Not to be forgotten is Tom’s d’Etat. Bettors certainly have not. The 7-year-old by Smart Strike finished first in last month’s Stephen Foster (G2) at Churchill Downs for his fourth consecutive victory. That cut his Breeders’ Cup Classic odds from 20-1 to their current 12-1. His next race is the Aug. 1 Whitney (G1) at Saratoga against the likes of Code Of Honor (16-1) and McKinzie (25-1).

“He has a good record at Saratoga,” said trainer Al Stall Jr., noting last month that Tom’s d’Etat has won three of his four starts there. “There is no substitute for class.”

The fillies-and-mares division was also informed by last weekend’s pari-mutuel betting, in this case the second and final Kentucky Oaks Future Wager. Mirroring the KOFW, Gamine (7-1), Swiss Skydiver (10-1) and Speech (20-1) carry the shortest odds of the six 3-year-olds currently listed for the Breeders’ Cup Distaff (G1).

But whether it is her Eclipse Award résumé or her backing by bettors, 5-year-old Midnight Bisou still owns this most competitive division. Among the five British shops posting odds for the Distaff, the five-time Grade 1 winner is a 4-1 favorite to finally break through in her third attempt to win the race. Her odds may shorten again Aug. 1 if she adds another Personal Ensign (G1) at Saratoga, a race she won in thrilling fashion last year.

For now, Midnight Bisou is 20-1, actually a longer shot than Monomoy Girl at 14-1 and Gamine at 16-1. One reason may be that trainer Steve Asmussen is entertaining the idea of racing Midnight Bisou in the Classic, especially after her impressive second-place finish to Maximum Security in the Feb. 29 Saudi Cup.

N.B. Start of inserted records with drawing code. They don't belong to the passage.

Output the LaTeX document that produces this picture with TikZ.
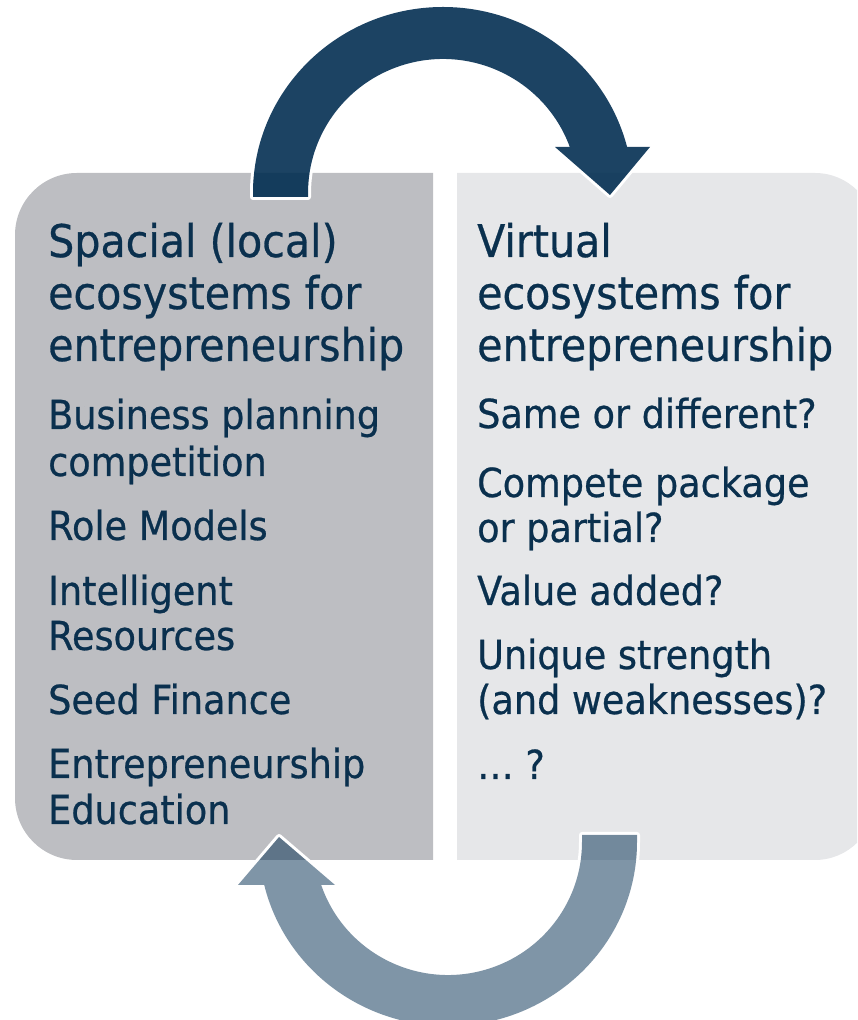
\documentclass[tikz,border=0pt]{standalone}
\usepackage{fontspec}
\setmainfont{DejaVu Sans}[FakeStretch=0.915,FakeBold=0.6]
\usepackage{xcolor}
\usepackage{tikz}
\definecolor{C0}{HTML}{002C50}
\definecolor{C1}{HTML}{0A304E}
\definecolor{C2}{HTML}{BDBEC2}
\definecolor{C3}{HTML}{E6E7E9}

\begin{document}
\begin{tikzpicture}[x=1pt,y=1pt,
  title/.style={anchor=base west,inner sep=0pt,text=C1,font=\fontsize{45}{52}\selectfont},
  item/.style={anchor=base west,inner sep=0pt,text=C1,font=\fontsize{40}{46}\selectfont}]
\def \xL {48}
\def \xR {477}
\def \topArrow {(253,823)--(253,827) arc[start angle=180,end angle=14.32,x radius=190pt,y radius=186pt]
  --(650,873)--(610,825)--(555,873)--(569.8,873)
  arc[start angle=20.08,end angle=180,x radius=135pt,y radius=134pt]--(308,823)--cycle}
\def \botArrow {(637,185)--(637,178) arc[start angle=0,end angle=-166.49,x radius=189pt,y radius=184pt]
  --(238,135)--(279,183)--(335,135)--(321.2,135)
  arc[start angle=-161.14,end angle=0,x radius=134pt,y radius=133pt]--(582,185)--cycle}
\useasboundingbox (0,0) rectangle (857,1020);
\clip (0,0) rectangle (857,1020);
% boxes
\begin{scope}
\clip (0,0) rectangle (433,1020);
\fill[C2, rounded corners=62pt] (15,160) rectangle (520,847);
\end{scope}
\begin{scope}
\clip (457,0) rectangle (900,1020);
\fill[C3, rounded corners=60pt] (380,160) rectangle (875,847);
\end{scope}
% arrows
\begin{scope}[even odd rule]
\clip (-10,-10) rectangle (900,1030) \topArrow;
\draw[white, line width=6pt, line join=round] \topArrow;
\end{scope}
\fill[C0, opacity=0.89] \topArrow;
\begin{scope}[even odd rule]
\clip (-10,-10) rectangle (900,1030) \botArrow;
\draw[white, line width=6pt, line join=round] \botArrow;
\end{scope}
\fill[C0, opacity=0.5] \botArrow;
% left column
\node[title] (sp1) at (\xL,763) {Spacial (local)};
\node[title] (sp2) at (\xL,711) {ecosystems for};
\node[title] (sp3) at (\xL,659) {entrepreneurship};
\node[item] (bp1) at (\xL,591) {Business planning};
\node[item] (bp2) at (\xL,544) {competition};
\node[item] (rm) at (\xL,480) {Role Models};
\node[item] (ir1) at (\xL,415) {Intelligent};
\node[item] (ir2) at (\xL,370) {Resources};
\node[item] (sf) at (\xL,306) {Seed Finance};
\node[item] (ee1) at (\xL,242) {Entrepreneurship};
\node[item] (ee2) at (\xL,196) {Education};
% right column
\node[title] (vi1) at (\xR,763) {Virtual};
\node[title] (vi2) at (\xR,711) {ecosystems for};
\node[title] (vi3) at (\xR,659) {entrepreneurship};
\node[item] (sd) at (\xR,592) {Same or different?};
\node[item] (cp1) at (\xR,523) {Compete package};
\node[item] (cp2) at (\xR,478) {or partial?};
\node[item] (va) at (\xR,415) {Value added?};
\node[item] (us1) at (\xR,351) {Unique strength};
\node[item] (us2) at (\xR,306) {(and weaknesses)?};
\node[item] (etc) at (\xR,241) {… ?};
\end{tikzpicture}
\end{document}
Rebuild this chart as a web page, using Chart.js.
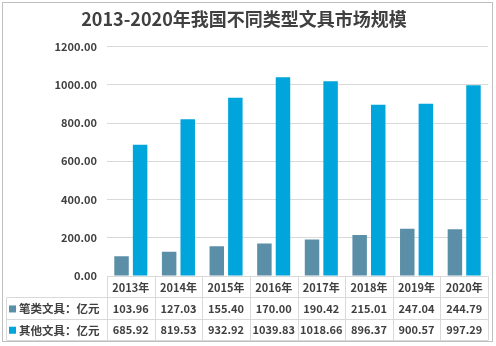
<!DOCTYPE html>
<html>
<head>
<meta charset="utf-8">
<script src="https://cdn.jsdelivr.net/npm/chart.js@4/dist/chart.umd.min.js"></script>
<style>
  html, body { margin: 0; padding: 0; background: #fff; }
  #wrap { width: 496px; height: 346px; position: relative; }
</style>
</head>
<body>
<div id="wrap"><canvas id="c" width="496" height="346"></canvas></div>
<script>
const years = ['2013年', '2014年', '2015年', '2016年', '2017年', '2018年', '2019年', '2020年'];
const penValues = [103.96, 127.03, 155.40, 170.00, 190.42, 215.01, 247.04, 244.79];
const otherValues = [685.92, 819.53, 932.92, 1039.83, 1018.66, 896.37, 900.57, 997.29];
const seriesNames = ['笔类文具：亿元', '其他文具：亿元'];
const seriesColors = ['#5b8fa8', '#00a5db'];

const font = '"Noto Sans CJK SC", "DejaVu Sans", sans-serif';
const textColor = '#404040';
const lineColor = '#d9d9d9';

// data table under the plot, aligned with the category columns
const tablePlugin = {
  id: 'dataTable',
  beforeDraw(chart) {
    const c = chart.ctx;
    c.save();
    c.strokeStyle = '#bfbfbf';
    c.lineWidth = 1;
    c.strokeRect(2.5, 2.5, 490, 339);
    c.restore();
  },
  afterDraw(chart) {
    const c = chart.ctx;
    const area = chart.chartArea;
    const x = chart.scales.x;
    const colW = (area.right - area.left) / years.length;
    const top = area.bottom;
    const rowH = 21.3;
    const tableLeft = 6.5;

    c.save();
    c.strokeStyle = lineColor;
    c.lineWidth = 1;
    c.beginPath();
    // horizontal rules
    for (let r = 1; r <= 3; r++) {
      const y = Math.round(top + r * rowH) + 0.5;
      c.moveTo(tableLeft, y);
      c.lineTo(area.right, y);
    }
    // vertical rules
    for (let i = 0; i <= years.length; i++) {
      const xx = Math.round(area.left + i * colW) + 0.5;
      c.moveTo(xx, top);
      c.lineTo(xx, Math.round(top + 3 * rowH) + 0.5);
    }
    c.moveTo(tableLeft, Math.round(top + rowH) + 0.5);
    c.lineTo(tableLeft, Math.round(top + 3 * rowH) + 0.5);
    c.stroke();

    c.fillStyle = textColor;
    c.textAlign = 'center';
    c.textBaseline = 'middle';
    c.font = 'bold 11px ' + font;
    years.forEach((yr, i) => {
      const cx = x.getPixelForValue(i);
      c.fillText(yr, cx, top + rowH * 0.5 + 1);
      c.fillText(penValues[i].toFixed(2), cx, top + rowH * 1.5 + 1);
      c.fillText(otherValues[i].toFixed(2), cx, top + rowH * 2.5 + 1);
    });

    // legend keys in the first column
    c.textAlign = 'left';
    c.font = 'bold 11.5px ' + font;
    seriesNames.forEach((name, s) => {
      const cy = top + rowH * (1.5 + s) + 1;
      c.fillStyle = seriesColors[s];
      c.fillRect(9, cy - 3.5, 7, 7);
      c.fillStyle = textColor;
      c.fillText(name, 19, cy);
    });
    c.restore();
  }
};

new Chart(document.getElementById('c'), {
  type: 'bar',
  data: {
    labels: years,
    datasets: [
      { label: seriesNames[0], data: penValues, backgroundColor: seriesColors[0] },
      { label: seriesNames[1], data: otherValues, backgroundColor: seriesColors[1] }
    ]
  },
  options: {
    responsive: false,
    animation: false,
    datasets: { bar: { categoryPercentage: 0.78, barPercentage: 0.78 } },
    layout: { padding: { left: 0, right: 8, top: 0, bottom: 70 } },
    plugins: {
      legend: { display: false },
      tooltip: { enabled: false },
      title: {
        display: true,
        text: '2013-2020年我国不同类型文具市场规模',
        color: textColor,
        font: { family: font, size: 18, weight: 'bold' },
        padding: { top: 8, bottom: 17 }
      }
    },
    scales: {
      x: { display: false },
      y: {
        min: 0,
        max: 1200,
        afterFit(scale) { scale.width = 107; },
        border: { display: false },
        grid: { color: lineColor, drawTicks: false },
        ticks: {
          stepSize: 200,
          padding: 10,
          color: textColor,
          font: { family: font, size: 11, weight: 'bold' },
          callback: v => v.toFixed(2)
        }
      }
    }
  },
  plugins: [tablePlugin]
});
</script>
</body>
</html>
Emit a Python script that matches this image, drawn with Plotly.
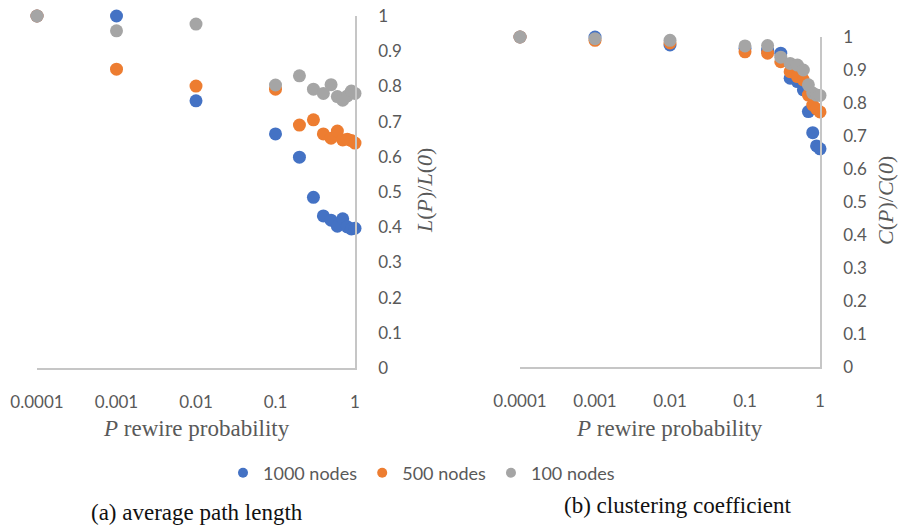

“We have constantly discussed where we are at with her training and progression,” Asmussen said last month before Midnight Bisou won the Fleur de Lis (G2) at Churchill Downs. “But we know how well she performed against some of the world’s best racehorses in Saudi Arabia.”

Whenever it comes, Asmussen’s decision will go a long way toward shaping the odds in at least two divisions of the Breeders’ Cup. So will races over the next few weeks. And eventually Nevada race books are expected to add their own futures for the Classic. So this story has only begun to be written.